Kenneth D. Perry, accused of fatally shooting two women 12 years ago — one through the top of her head as she likely begged for her life, a prosecutor said — took the stand in his own defense Monday but gave vague and confrontational testimony.

The sole exception was his answer to whether he had killed his former girlfriend, LaShawn Jordan, in her Reservoir Hill apartment on July 10, 1998. "Hell no," he replied. Asked if he had killed her friend, Kelly Bunn, who was pregnant, he said, "No."

Perry, 45, who was testifying against his lawyer's advice, invoked his constitutional rights and objected to a prosecutor's question as though he were an attorney. Asked if he recalled the killings of the two women, he paused for a moment and said, "I remember the incident, but I don't remember the murder."

Invited by his attorney, Janice Bledsoe, to describe his whereabouts around the time of the killings, Perry said he was with another girlfriend, Tanya Watts, a response that seemed to take his lawyer by surprise. "Why isn't she here to testify?" Bledsoe asked him. "That's something I've been meaning to ask you," he answered.

Bledsoe again asked the defendant where he was on the morning of the killings. "I was still in Maryland at the time," he said, after some thought. Perry was arrested on drug charges two years later in California, where prosecutors said he had been living under an assumed name.

He was convicted of the killings in 2001 and sentenced to life without parole, but a judge ordered the case retried after it was revealed that a prosecutor, Cassandra Costley, had withheld some evidence from the defense. The new trial began in Baltimore Circuit Court a week ago.

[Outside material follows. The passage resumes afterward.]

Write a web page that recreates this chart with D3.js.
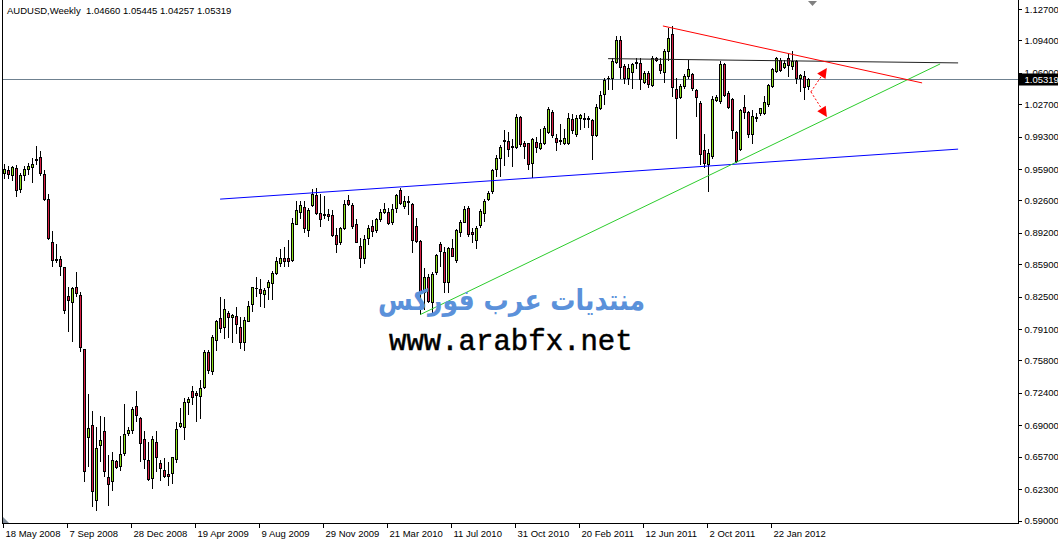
<!DOCTYPE html>
<html><head><meta charset="utf-8">
<script src="https://cdn.jsdelivr.net/npm/d3@7"></script>
<style>html,body{margin:0;padding:0;background:#fff;overflow:hidden}svg{display:block}</style>
</head><body>
<svg id="c" width="1058" height="541"></svg>
<script>
// ---- data (AUDUSD weekly) ----
const opens = [.9547,.9578,.9526,.9599,.9379,.9526,.9589,.9613,.9683,.9718,.9539,.9274,.8826,.8648,.8648,.8557,.8260,.8189,.8354,.8270,
.7701,.6774,.6904,.6120,.6694,.6836,.6361,.6312,.6522,.6473,.6606,.6816,.6851,.7099,.6977,.6757,.6536,.6348,.6721,.6501,
.6432,.6390,.6400,.6547,.6889,.6879,.7141,.7256,.7235,.7211,.7298,.7665,.7466,.7795,.8026,.7927,.8078,.8032,.8050,.7927,
.7770,.7998,.8173,.8340,.8330,.8278,.8354,.8393,.8498,.8603,.8655,.8655,.8637,.9018,.9141,.9193,.8949,.9211,.9319,.9127,
.9123,.9117,.9109,.8896,.8829,.8970,.9264,.9211,.9012,.8784,.8655,.8861,.8994,.8949,.9064,.9144,.9144,.9029,.9186,.9368,
.9204,.9240,.9222,.8987,.8837,.8294,.8452,.8190,.8512,.8802,.8721,.8407,.8760,.8634,.8931,.9036,.9176,.8924,.8847,.9001,
.9133,.9274,.9361,.9589,.9710,.9893,.9886,.9823,.9826,1.0137,.9868,.9861,.9658,.9878,.9815,.9868,.9983,1.0193,.9920,.9896,
.9861,.9868,1.0113,.9962,1.0124,1.0120,1.0130,1.0106,.9945,1.0235,1.0375,1.0543,1.0543,1.0718,1.0942,1.0672,1.0550,1.0612,1.0700,1.0707,
1.0508,1.0602,1.0470,1.0753,1.0696,1.0612,1.0829,1.1011,1.0428,1.0346,1.0463,1.0568,1.0592,1.0417,1.0287,.9788,.9641,.9728,1.0313,1.0305,
1.0690,1.0392,1.0323,.9980,.9798,1.0242,1.0190,.9956,1.0130,1.0183,1.0183,1.0270,1.0463,1.0620,1.0732,1.0665,1.0753,1.0672,1.0725,1.0543,
1.0568,1.04660];
const highs = [.9641,.9623,.9623,.9634,.9547,.9623,.9658,.9704,.9833,.9781,.9578,.9326,.8942,.8802,.8679,.8564,.8347,.8347,.8512,.8295,
.7705,.7229,.7054,.6886,.7001,.6983,.6592,.6616,.6536,.6791,.7124,.6886,.7088,.7263,.6991,.6836,.6721,.6791,.6844,.6536,
.6553,.6519,.6571,.6938,.7082,.7187,.7200,.7316,.7263,.7376,.7690,.7690,.7851,.8005,.8249,.8225,.8103,.8068,.8145,.8032,
.8032,.8208,.8354,.8459,.8435,.8341,.8428,.8522,.8662,.8750,.8774,.8844,.9081,.9256,.9256,.9256,.9180,.9379,.9396,.9327,
.9309,.9169,.9159,.8976,.8984,.9264,.9319,.9238,.9064,.8871,.8900,.9004,.9054,.9081,.9169,.9238,.9186,.9222,.9333,.9389,
.9309,.9309,.9238,.9071,.8847,.8546,.8487,.8504,.8697,.8819,.8767,.8767,.8854,.8959,.9057,.9204,.9204,.8976,.8994,.9169,
.9274,.9361,.9589,.9736,.9840,1.0001,.9980,.9903,1.0166,1.0148,.9886,.9868,.9920,.9931,1.0015,1.0043,1.0242,1.0208,.9956,1.0061,
1.0008,1.0182,1.0166,1.0158,1.0172,1.0182,1.0148,1.0113,1.0270,1.0410,1.0550,1.0568,1.0759,1.0987,1.0987,1.0690,1.0690,1.0707,1.0753,1.0759,
1.0620,1.0620,1.0777,1.0767,1.0753,1.0847,1.1074,1.1092,1.0550,1.0480,1.0590,1.0732,1.0602,1.0428,1.0305,.9956,.9798,1.0357,1.0368,1.0725,
1.0707,1.0410,1.0340,.9991,1.0218,1.0368,1.0200,1.0208,1.0182,1.0235,1.0357,1.0480,1.0648,1.0767,1.0753,1.0732,1.0801,1.0829,1.0732,1.0585,
1.0620,1.05445];
const lows = [.9494,.9494,.9473,.9309,.9354,.9473,.9536,.9459,.9641,.9526,.9260,.8854,.8567,.8609,.8477,.8074,.7885,.7780,.8260,.7675,
.6312,.6477,.6057,.6005,.6522,.6372,.6064,.6222,.6452,.6435,.6592,.6802,.6820,.6949,.6529,.6452,.6330,.6243,.6424,.6327,
.6361,.6274,.6291,.6511,.6879,.6757,.7019,.7124,.6941,.6977,.7292,.7445,.7438,.7690,.7875,.7816,.7830,.7770,.7868,.7711,
.7690,.7990,.8103,.8260,.8155,.8137,.8225,.8225,.8487,.8567,.8574,.8574,.8627,.9012,.9081,.8934,.8889,.9204,.9117,.8994,
.9081,.9054,.8889,.8714,.8802,.8959,.9211,.8970,.8826,.8557,.8599,.8802,.8889,.8931,.9047,.9133,.9012,.9012,.9141,.9222,
.9176,.9117,.8724,.8826,.8068,.8120,.8190,.8092,.8487,.8574,.8294,.8294,.8672,.8616,.8889,.9029,.8889,.8819,.8756,.8984,
.9047,.9267,.9343,.9518,.9518,.9631,.9728,.9623,.9815,.9833,.9710,.9595,.9511,.9770,.9805,.9857,.9973,.9927,.9788,.9851,
.9857,.9857,.9973,.9938,1.0008,1.0033,1.0033,.9694,.9938,1.0218,1.0270,1.0428,1.0428,1.0707,1.0550,1.0497,1.0487,1.0445,1.0654,1.0428,
1.0497,1.0452,1.0463,1.0725,1.0602,1.0508,1.0732,1.0358,.9920,1.0337,1.0440,1.0550,1.0417,1.0148,.9641,.9606,.9361,.9710,1.0305,1.0287,
1.0357,1.0235,.9920,.9665,.9788,1.0130,.9927,.9868,1.0095,1.0158,1.0172,1.0253,1.0452,1.0612,1.0620,1.0654,1.0568,1.0638,1.0497,1.0410,
1.0323,1.04257];
const closes = [.9589,.9536,.9613,.9368,.9526,.9589,.9623,.9644,.9694,.9547,.9274,.8871,.8637,.8640,.8567,.8110,.8215,.8344,.8284,.7717,
.6417,.6872,.6207,.6662,.6746,.6424,.6285,.6536,.6466,.6599,.6809,.6851,.7071,.7012,.6715,.6547,.6337,.6757,.6564,.6452,
.6372,.6372,.6564,.6862,.6921,.7141,.7176,.7193,.7221,.7292,.7665,.7480,.7830,.7990,.7921,.8120,.8032,.8057,.7963,.7770,
.8005,.8155,.8347,.8345,.8288,.8320,.8407,.8498,.8620,.8655,.8627,.8620,.9022,.9159,.9211,.8976,.9159,.9327,.9133,.9064,
.9109,.9099,.8900,.8808,.8970,.9222,.9222,.8987,.8829,.8655,.8854,.8970,.8942,.9064,.9144,.9169,.9022,.9169,.9316,.9232,
.9256,.9250,.8844,.8837,.8294,.8452,.8200,.8487,.8687,.8732,.8407,.8760,.8679,.8949,.9036,.9169,.8907,.8907,.8966,.9151,
.9256,.9343,.9581,.9704,.9826,.9882,.9805,.9833,1.0140,.9851,.9833,.9641,.9903,.9826,.9861,1.0025,1.0218,.9945,.9878,.9886,
.9914,1.0124,.9998,1.0130,1.0155,1.0130,1.0120,.9945,1.0242,1.0368,1.0522,1.0550,1.0725,1.0945,1.0665,1.0543,1.0648,1.0690,1.0714,1.0533,
1.0596,1.0487,1.0759,1.0732,1.0627,1.0829,1.0963,1.0452,1.0340,1.0463,1.0568,1.0638,1.0445,1.0347,.9746,.9658,.9763,1.0323,1.0347,1.0690,
1.0368,1.0242,.9998,.9676,1.0208,1.0193,.9956,1.0148,1.0140,1.0229,1.0295,1.0470,1.0638,1.0753,1.0627,1.0707,1.0680,1.0725,1.0550,1.0578,
1.0452,1.05319];

const priceTicks = [0.59,0.623,0.657,0.69,0.724,0.758,0.791,0.825,0.859,0.892,0.926,0.959,0.993,1.027,1.06,1.094,1.127];
const dateTickBars = [0,16,32,48,64,80,96,112,128,144,160,176,192];
const dateTickLabels = ["18 May 2008","7 Sep 2008","28 Dec 2008","19 Apr 2009","9 Aug 2009","29 Nov 2009","21 Mar 2010","11 Jul 2010","31 Oct 2010","20 Feb 2011","12 Jun 2011","2 Oct 2011","22 Jan 2012"];
const symbolTitle = "AUDUSD,Weekly";
const lastBar = [1.04660,1.05445,1.04257,1.05319];
// trend lines: [bar index, price]
const blueLine  = [[53.9,0.9274],[238.4,0.9799]];
const greenLine = [[103.9,0.8061],[233.9,1.0693]];
const redLine   = [[164.6,1.1092],[229.4,1.0494]];
const blackLine = [[150.9,1.0749],[238.4,1.0704]];
const arrowFrom = [201.6,1.0400];
const arrowTips = [[205.6,1.0651],[205.6,1.0137]];
const watermarkAr = "منتديات عرب فوركس";
const watermarkUrl = "www.arabfx.net";

// ---- chart ----
(function(){
const svg = d3.select('#c');
const font = "'Liberation Sans', Arial, sans-serif";
const x = d3.scaleLinear().domain([0, 253.5]).range([4.5, 1018.5]);
const y = d3.scaleLinear().domain([0.59, 1.127]).range([520.5, 9]);
const n = opens.length;
const idx = d3.range(n);

// current price line
const yLast = Math.round(y(lastBar[3]));
svg.append('line').attr('x1',3).attr('x2',1018).attr('y1',yLast+0.5).attr('y2',yLast+0.5)
  .attr('stroke','#6f8190').attr('stroke-width',1);

// candles
const cg = svg.append('g').attr('shape-rendering','crispEdges');
cg.selectAll('rect.w').data(idx).join('rect').attr('class','w')
  .attr('x', i => x(i)-0.5).attr('width',1)
  .attr('y', i => Math.round(y(highs[i])))
  .attr('height', i => Math.max(1, Math.round(y(lows[i])) - Math.round(y(highs[i])) + 1))
  .attr('fill','#000');
const bodyTop = i => Math.round(y(Math.max(opens[i],closes[i])));
const bodyBot = i => Math.round(y(Math.min(opens[i],closes[i])));
cg.selectAll('rect.b').data(idx).join('rect').attr('class','b')
  .attr('x', i => x(i)-1.5).attr('width',3)
  .attr('y', bodyTop).attr('height', i => bodyBot(i)-bodyTop(i)+1)
  .attr('fill','#000');
cg.selectAll('rect.f').data(idx.filter(i => bodyBot(i)-bodyTop(i) >= 2)).join('rect').attr('class','f')
  .attr('x', i => x(i)-0.5).attr('width',1)
  .attr('y', i => bodyTop(i)+1).attr('height', i => bodyBot(i)-bodyTop(i)-1)
  .attr('fill', i => closes[i] >= opens[i] ? '#8ee01c' : '#d81e44');

// trend lines
const line = d3.line().x(d => x(d[0])).y(d => y(d[1]));
svg.append('path').attr('d', line(blueLine)).attr('stroke','#0000ff').attr('fill','none');
svg.append('path').attr('d', line(greenLine)).attr('stroke','#2ccc2c').attr('fill','none');
svg.append('path').attr('d', line(blackLine)).attr('stroke','#222').attr('fill','none');
svg.append('path').attr('d', line(redLine)).attr('stroke','#ff0000').attr('fill','none');

// dashed red arrows
arrowTips.forEach(t => {
  const x0 = x(arrowFrom[0]), y0 = y(arrowFrom[1]), x1 = x(t[0]), y1 = y(t[1]);
  const dx = x1-x0, dy = y1-y0, L = Math.hypot(dx,dy), ux = dx/L, uy = dy/L;
  const bx = x1 - 10*ux, by = y1 - 10*uy, px = -uy*5, py = ux*5;
  svg.append('line').attr('x1',x0).attr('y1',y0).attr('x2',bx).attr('y2',by)
    .attr('stroke','#ff0000').attr('stroke-dasharray','2,2');
  svg.append('path').attr('d',`M${x1},${y1}L${bx+px},${by+py}L${bx-px},${by-py}Z`).attr('fill','#ff0000');
});

// watermark
svg.append('text').attr('x',511.5).attr('y',310).attr('text-anchor','middle')
  .attr('font-family',"'DejaVu Sans', sans-serif").attr('font-weight','bold').attr('font-size',29)
  .attr('textLength',267).attr('lengthAdjust','spacingAndGlyphs')
  .attr('fill','#5b91da').text(watermarkAr);
svg.append('text').attr('x',389).attr('y',350)
  .attr('font-family',"'Liberation Mono', 'Courier New', monospace").attr('font-size',29)
  .attr('fill','#000').attr('stroke','#000').attr('stroke-width',0.5).text(watermarkUrl);

// frame
const fr = svg.append('g').attr('shape-rendering','crispEdges').attr('stroke','#000');
fr.append('line').attr('x1',2.5).attr('x2',2.5).attr('y1',0).attr('y2',524);
fr.append('line').attr('x1',1018.5).attr('x2',1018.5).attr('y1',0).attr('y2',524);
fr.append('line').attr('x1',2).attr('x2',1019).attr('y1',523.5).attr('y2',523.5);

// right price axis
const ya = svg.append('g').attr('transform','translate(1018.5,0)')
  .call(d3.axisRight(y).tickValues(priceTicks).tickSize(3).tickPadding(3).tickFormat(d3.format('.5f')));
ya.select('.domain').remove();
ya.selectAll('line').attr('stroke','#000').attr('shape-rendering','crispEdges');
ya.selectAll('text').attr('font-family',font).attr('font-size','9.5px').attr('fill','#000');

// bottom date axis
const xa = svg.append('g').attr('transform','translate(-1.5,523.5)')
  .call(d3.axisBottom(x).tickValues(dateTickBars).tickSize(4).tickPadding(3).tickFormat((d,i) => dateTickLabels[i]));
xa.select('.domain').remove();
xa.selectAll('line').attr('stroke','#000').attr('shape-rendering','crispEdges');
xa.selectAll('text').attr('text-anchor','start').attr('x',2).attr('font-family',font).attr('font-size','9.5px').attr('fill','#000');

// current price box
svg.append('rect').attr('x',1019).attr('y',yLast-5.5).attr('width',39).attr('height',12).attr('fill','#000');
svg.append('text').attr('x',1024.5).attr('y',yLast+0.5).attr('dominant-baseline','central')
  .attr('font-family',font).attr('font-size','9.5px').attr('fill','#fff').text(d3.format('.5f')(lastBar[3]));

// header
svg.append('text').attr('x',7).attr('y',13.5).attr('font-family',font).attr('font-size','9.5px').attr('fill','#000')
  .attr('xml:space','preserve').style('white-space','pre')
  .text(symbolTitle + '  ' + lastBar.map(d3.format('.5f')).join(' '));

// markers
svg.append('path').attr('d','M808,1L817,1L812.5,6Z').attr('fill','#808080');
svg.append('path').attr('d','M3,517L3,523L9,523Z').attr('fill','#7f8c99');
})();
</script>
</body></html>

Assistant State's Attorney Michael E. Leedy asked the defendant where he had gone after July 10, 1998. "I shoot pool for a living," Perry said, adding that he went to play in Las Vegas and Atlanta. He ended up in California, he said, "to see one of my children," but was noncommittal as to whether he had used a friend's name — Roger Patrick Ross — as his own while living there.

Perry was more definitive when asked whether he had been known as "Frankie" by Jordan's daughter, Jewel Williams, who was present at the shootings and who used his nickname to identify him as the killer. After a long silence, the defendant said, "Yes."

It was the last question for Perry — the defense's only witness — before both sides rested their cases. Out of the presence of the jury, Bledsoe asked Judge Stuart R. Berger to acquit the defendant on the premise that his trial was a "one-eyewitness case" and therefore insufficient for conviction. Berger cited case law to the effect that a single witness "can be enough to identify the defendant."

After closing arguments, jury members began considering the case. They did not reach a verdict by late afternoon and were to resume deliberating on Tuesday.